Eso lo sabía muy bien Kirchner, quien, apenas se hizo cargo, aprovechó aquel pico de credibilidad para contar que estábamos en el infierno, soslayó olímpicamente que la economía ya estaba rebotando porque el trabajo sucio lo había hecho antes Eduardo Duhalde y aprovechó la sensación de emergencia para apoderarse de todas las cajas políticas habidas y por haber, mientras multiplicaba su imagen positiva y su intención de voto. Una vez más: no estoy diciendo que los principales voceros del Gobierno tienen que empezar a mentir o exagerar para ganar la batalla de la conversación pública. Pero para seducir, convencer y hacer entender lo que se está haciendo es insuficiente, el Presidente, solo, haciendo la mayor parte de la tarea.

Por supuesto, en la era de las redes sociales, sugerir, como lo hacen algunos expertos, que a esta administración le hace falta "un Carlos Corach" suena, también, fuera de época. Corach fue el ministro del Interior del expresidente Carlos Menem. Los movileros de los noticieros lo entrevistaban todos los días, a la misma hora, en la puerta de su casa, antes de salir para la Casa de Gobierno. Corach marcaba la agenda política del día. Es decir, llenaba el espacio informativo con las noticias que pretendía, e intentaba soslayar, por todos los medios, los temas incómodos, que pudieran desembocar en una mala noticia.

Uno de los funcionarios que hace el seguimiento de medios suele responder, cada vez que le preguntan, que para evitar denuncias de corrupción y la publicación de malas noticias hay que tratar de no robar y de no producir hechos contraproducentes. Esa es una gran verdad. Pero también es verdad que para gobernar bien hay que comunicar muy bien. Y además es indiscutible que para comunicar bien es imprescindible hacer política de "la buena". ¿El Gobierno no tiene un buen sistema de comunicación o buenos comunicadores porque no salen a la cancha sus dirigentes políticos?

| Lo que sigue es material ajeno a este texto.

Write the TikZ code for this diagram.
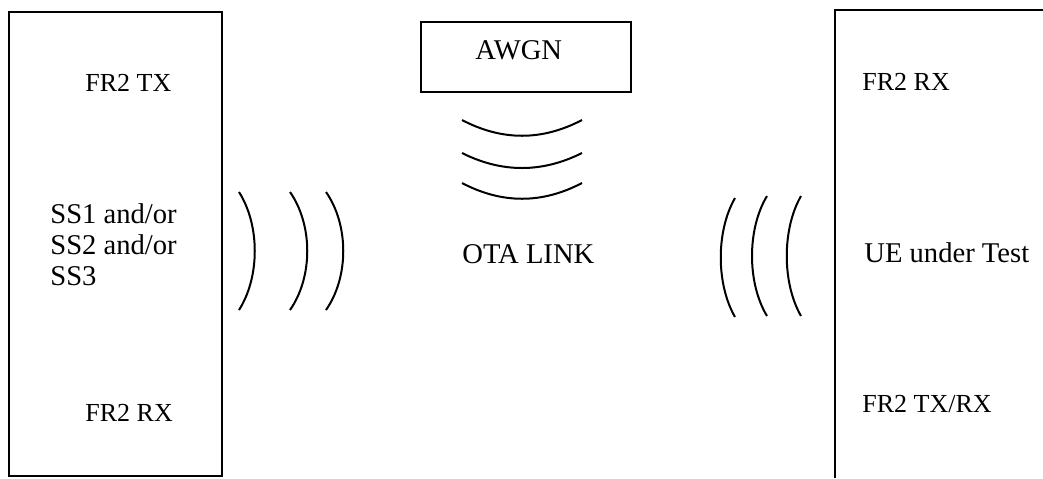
\documentclass[tikz,border=0pt]{standalone}
\usepackage{fontspec}
\setmainfont{Liberation Serif}
\usepackage{tikz}
\usetikzlibrary{positioning}
\tikzset{
  blk_box/.style = {draw, line width=1pt, rectangle, inner sep=0pt},
  lbl_txt/.style = {anchor=west, inner sep=0pt, align=left, font=\fontsize{13}{15.5}\selectfont},
  lbl_big/.style = {lbl_txt, font=\fontsize{14.3}{15.5}\selectfont},
  wave/.style = {line width=1pt}
}

\begin{document}
\begin{tikzpicture}[x=0.5pt,y=-0.5pt]
\useasboundingbox (0,0) rectangle (1043,478);
% base station side
\node [blk_box, minimum width=106.5pt, minimum height=232pt, anchor=north west] (bs) at (8,11) {};
\node [lbl_txt] (bs_tx) at (85,83) {FR2 TX};
\node [lbl_big] (bs_ss) at (50,245) {SS1 and/or\\SS2 and/or\\SS3};
\node [lbl_txt] (bs_rx) at (85,413) {FR2 RX};
% noise source
\node [blk_box, minimum width=105pt, minimum height=35pt, anchor=north west] (awgn) at (420,21) {};
\node [lbl_big] (awgn_lbl) at (475,50) {AWGN};
\node [lbl_big] (ota) at (462,254) {OTA LINK};
% UE side, open at the bottom and right
\coordinate (ue_bl) at (835,478);
\coordinate (ue_tr) at (1043,10);
\draw [line width=1pt] (ue_bl) |- (ue_tr);
\node [lbl_txt] (ue_rx) at (862,82) {FR2 RX};
\node [lbl_big] (ue) at (864,253) {UE under Test};
\node [lbl_txt] (ue_trx) at (862,404) {FR2 TX/RX};
% waves
\draw [wave] (239,192) .. controls (260,225) and (260,277) .. (239,310);
\draw [wave] (290,192) .. controls (313,225) and (313,277) .. (290,310);
\draw [wave] (326,192) .. controls (349,225) and (349,277) .. (326,310);
\draw [wave] (735,198) .. controls (716,231) and (716,284) .. (735,317);
\draw [wave] (767,196) .. controls (747,229) and (747,283) .. (767,316);
\draw [wave] (801,196) .. controls (782,229) and (782,283) .. (801,316);
\draw [wave] (462,120) .. controls (502,141) and (542,141) .. (582,120);
\draw [wave] (462,153) .. controls (502,173) and (542,173) .. (582,153);
\draw [wave] (462,183) .. controls (502,204) and (542,204) .. (582,183);
\end{tikzpicture}
\end{document}
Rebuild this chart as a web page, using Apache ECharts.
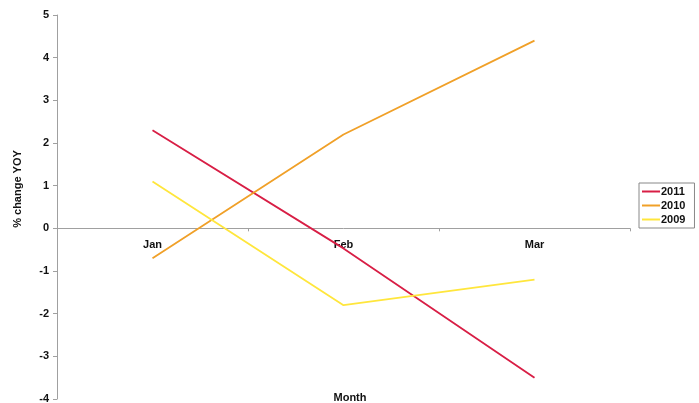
<!DOCTYPE html>
<html>
<head>
<meta charset="utf-8">
<script src="https://cdn.jsdelivr.net/npm/echarts@6/dist/echarts.min.js"></script>
<style>
  html, body { margin: 0; padding: 0; background: #fff; }
  #chart { width: 699px; height: 403px; }
</style>
</head>
<body>
<div id="chart"></div>
<script>
// data
let months = ['Jan', 'Feb', 'Mar'];
let yoy2011 = [2.3, -0.47, -3.5];
let yoy2010 = [-0.7, 2.2, 4.4];
let yoy2009 = [1.1, -1.8, -1.2];
let yMin = -4;
let yMax = 5;

let color_red = '#d81e45';
let color_orange = '#f0a028';
let color_yellow = '#ffe63c';
let axisGray = '#a0a0a0';
let fontFam = '"Liberation Sans", Arial, sans-serif';

let grid = { left: 57, right: 69, top: 15, bottom: 4, containLabel: false, outerBoundsMode: 'none' };
// the category axis sits on the zero line, labels just under it
let plotH = 403 - grid.top - grid.bottom;
let zeroOffset = -plotH * (0 - yMin) / (yMax - yMin);

const chartDom = document.getElementById('chart');
const chart = echarts.init(chartDom);

function lineSerie(name, data, color) {
  return {
    name: name,
    type: 'line',
    data: data,
    symbol: 'none',
    smooth: false,
    lineStyle: { color: color, width: 1.8 },
    itemStyle: { color: color }
  };
}

let option = {
  animation: false,
  grid: grid,
  legend: {
    orient: 'vertical',
    left: 639,
    top: 183,
    padding: [3, 9, 3, 3],
    itemGap: 3,
    itemWidth: 18,
    itemHeight: 2,
    icon: 'rect',
    borderColor: '#888',
    borderWidth: 1,
    textStyle: { fontFamily: fontFam, fontWeight: 'bold', fontSize: 11, color: '#111', padding: [0, 0, 0, -4] },
    data: ['2011', '2010', '2009']
  },
  xAxis: {
    type: 'category',
    data: months,
    boundaryGap: true,
    position: 'bottom',
    offset: zeroOffset,
    axisLine: { onZero: false, lineStyle: { color: axisGray } },
    axisTick: { show: true, length: 3, lineStyle: { color: axisGray } },
    axisLabel: { fontFamily: fontFam, fontWeight: 'bold', fontSize: 11, color: '#111', margin: 11 },
    splitLine: { show: false }
  },
  yAxis: {
    type: 'value',
    min: yMin,
    max: yMax,
    interval: 1,
    axisLine: { show: true, lineStyle: { color: axisGray } },
    axisTick: { show: true, length: 4, lineStyle: { color: axisGray } },
    axisLabel: { fontFamily: fontFam, fontWeight: 'bold', fontSize: 11, color: '#111', margin: 8 },
    splitLine: { show: false }
  },
  graphic: [
    {
      type: 'text',
      x: 18,
      y: 189,
      rotation: Math.PI / 2,
      style: {
        text: '% change YOY',
        font: 'bold 11px ' + fontFam,
        fill: '#111',
        align: 'center',
        verticalAlign: 'middle'
      }
    },
    {
      type: 'text',
      x: 350,
      y: 398,
      style: {
        text: 'Month',
        font: 'bold 11px ' + fontFam,
        fill: '#111',
        align: 'center',
        verticalAlign: 'middle'
      }
    }
  ],
  series: [
    lineSerie('2011', yoy2011, color_red),
    lineSerie('2010', yoy2010, color_orange),
    lineSerie('2009', yoy2009, color_yellow)
  ]
};

option && chart.setOption(option);
</script>
</body>
</html>
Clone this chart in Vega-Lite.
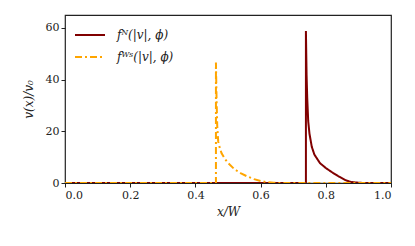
{
  "$schema": "https://vega.github.io/schema/vega-lite/v6.json",
  "width": 326,
  "height": 168,
  "autosize": {"type": "none"},
  "padding": {"left": 65, "top": 15, "right": 24, "bottom": 63},
  "config": {
    "font": "DejaVu Serif",
    "view": {"stroke": "#222", "strokeWidth": 1.2},
    "axis": {"grid": false, "domain": false, "tickColor": "#222", "tickSize": 4, "labelFontSize": 11, "labelColor": "#222", "titleColor": "#222", "titleFontWeight": "normal", "titleFontSize": 12, "titleFontStyle": "italic", "labelFont": "DejaVu Serif", "titleFont": "DejaVu Serif"}
  },
  "data": {
    "values": [
      {"s": "N", "i": 0, "x": 0.0, "y": 0},
      {"s": "N", "i": 1, "x": 0.739, "y": 0},
      {"s": "N", "i": 2, "x": 0.739, "y": 58.8},
      {"s": "N", "i": 3, "x": 0.741, "y": 42},
      {"s": "N", "i": 4, "x": 0.743, "y": 33},
      {"s": "N", "i": 5, "x": 0.746, "y": 24},
      {"s": "N", "i": 6, "x": 0.75, "y": 19},
      {"s": "N", "i": 7, "x": 0.757, "y": 14},
      {"s": "N", "i": 8, "x": 0.765, "y": 11},
      {"s": "N", "i": 9, "x": 0.782, "y": 7.7},
      {"s": "N", "i": 10, "x": 0.8, "y": 5.8},
      {"s": "N", "i": 11, "x": 0.822, "y": 3.9},
      {"s": "N", "i": 12, "x": 0.84, "y": 2.5},
      {"s": "N", "i": 13, "x": 0.864, "y": 0.9},
      {"s": "N", "i": 14, "x": 0.88, "y": 0.35},
      {"s": "N", "i": 15, "x": 0.9, "y": 0.1},
      {"s": "N", "i": 16, "x": 0.92, "y": 0},
      {"s": "N", "i": 17, "x": 1.0, "y": 0},
      {"s": "WS", "i": 0, "x": 0.0, "y": 0},
      {"s": "WS", "i": 1, "x": 0.463, "y": 0},
      {"s": "WS", "i": 2, "x": 0.463, "y": 46.6},
      {"s": "WS", "i": 3, "x": 0.465, "y": 32},
      {"s": "WS", "i": 4, "x": 0.467, "y": 22},
      {"s": "WS", "i": 5, "x": 0.47, "y": 16},
      {"s": "WS", "i": 6, "x": 0.475, "y": 13.5},
      {"s": "WS", "i": 7, "x": 0.48, "y": 11.6},
      {"s": "WS", "i": 8, "x": 0.49, "y": 9.4},
      {"s": "WS", "i": 9, "x": 0.5, "y": 7.8},
      {"s": "WS", "i": 10, "x": 0.52, "y": 5.3},
      {"s": "WS", "i": 11, "x": 0.54, "y": 3.7},
      {"s": "WS", "i": 12, "x": 0.56, "y": 2.5},
      {"s": "WS", "i": 13, "x": 0.58, "y": 1.5},
      {"s": "WS", "i": 14, "x": 0.6, "y": 0.8},
      {"s": "WS", "i": 15, "x": 0.62, "y": 0.3},
      {"s": "WS", "i": 16, "x": 0.64, "y": 0.1},
      {"s": "WS", "i": 17, "x": 0.66, "y": 0},
      {"s": "WS", "i": 18, "x": 1.0, "y": 0}
    ]
  },
  "mark": {"type": "line", "strokeWidth": 2, "clip": true},
  "encoding": {
    "x": {"field": "x", "type": "quantitative", "scale": {"domain": [0, 1], "nice": false, "zero": false}, "axis": {"values": [0, 0.2, 0.4, 0.6, 0.8, 1.0], "format": ".1f", "title": "x/W", "titlePadding": 6}},
    "y": {"field": "y", "type": "quantitative", "scale": {"domain": [0, 65], "nice": false}, "axis": {"values": [0, 20, 40, 60], "title": "v(x)/v₀", "titlePadding": 10}},
    "order": {"field": "i", "type": "quantitative"},
    "color": {
      "field": "s", "type": "nominal",
      "scale": {"domain": ["N", "WS"], "range": ["#800000", "#ffa500"]},
      "legend": {"orient": "none", "legendX": 9, "legendY": 4, "title": null, "labelExpr": "datum.value == 'N' ? 'fᴺ(|v|, ϕ)' : 'fᵂˢ(|v|, ϕ)'", "labelFontSize": 12, "labelFontStyle": "italic", "labelFont": "DejaVu Serif", "labelColor": "#222", "symbolSize": 900, "symbolStrokeWidth": 2, "rowPadding": -3, "labelOffset": 11}
    },
    "strokeDash": {
      "field": "s", "type": "nominal",
      "scale": {"domain": ["N", "WS"], "range": [[1, 0], [7, 3, 2, 3]]},
      "legend": {"orient": "none", "legendX": 9, "legendY": 4, "title": null, "labelExpr": "datum.value == 'N' ? 'fᴺ(|v|, ϕ)' : 'fᵂˢ(|v|, ϕ)'", "labelFontSize": 12, "labelFontStyle": "italic", "labelFont": "DejaVu Serif", "labelColor": "#222", "symbolSize": 900, "symbolStrokeWidth": 2, "rowPadding": -3, "labelOffset": 11}
    }
  }
}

Si un consultor externo revisara el enorme flujo de información que producen los medios y las redes sociales sobre el gobierno argentino podría concluir que hay mucho ruido y demasiadas malas noticias. La mayor parte de las informaciones negativas tienen que ver con el dólar y la economía, cuestiones que, a su vez, son las que provocan mal humor y una nueva seguidilla de malas noticias que por momentos parecen interminables. El Presidente no se equivoca cuando afirma que el epicentro del mal humor o la mala onda es la ciudad de Buenos Aires, pero eso no es nuevo. Y él mismo, en su momento, lo supo aprovechar. Igual, como sugieren, el mejor antídoto para evitarlo es dejar de producir malas noticias. O explicar, de una buena vez, de manera efectiva, por qué toman decisiones que provocan enojo y descontento social.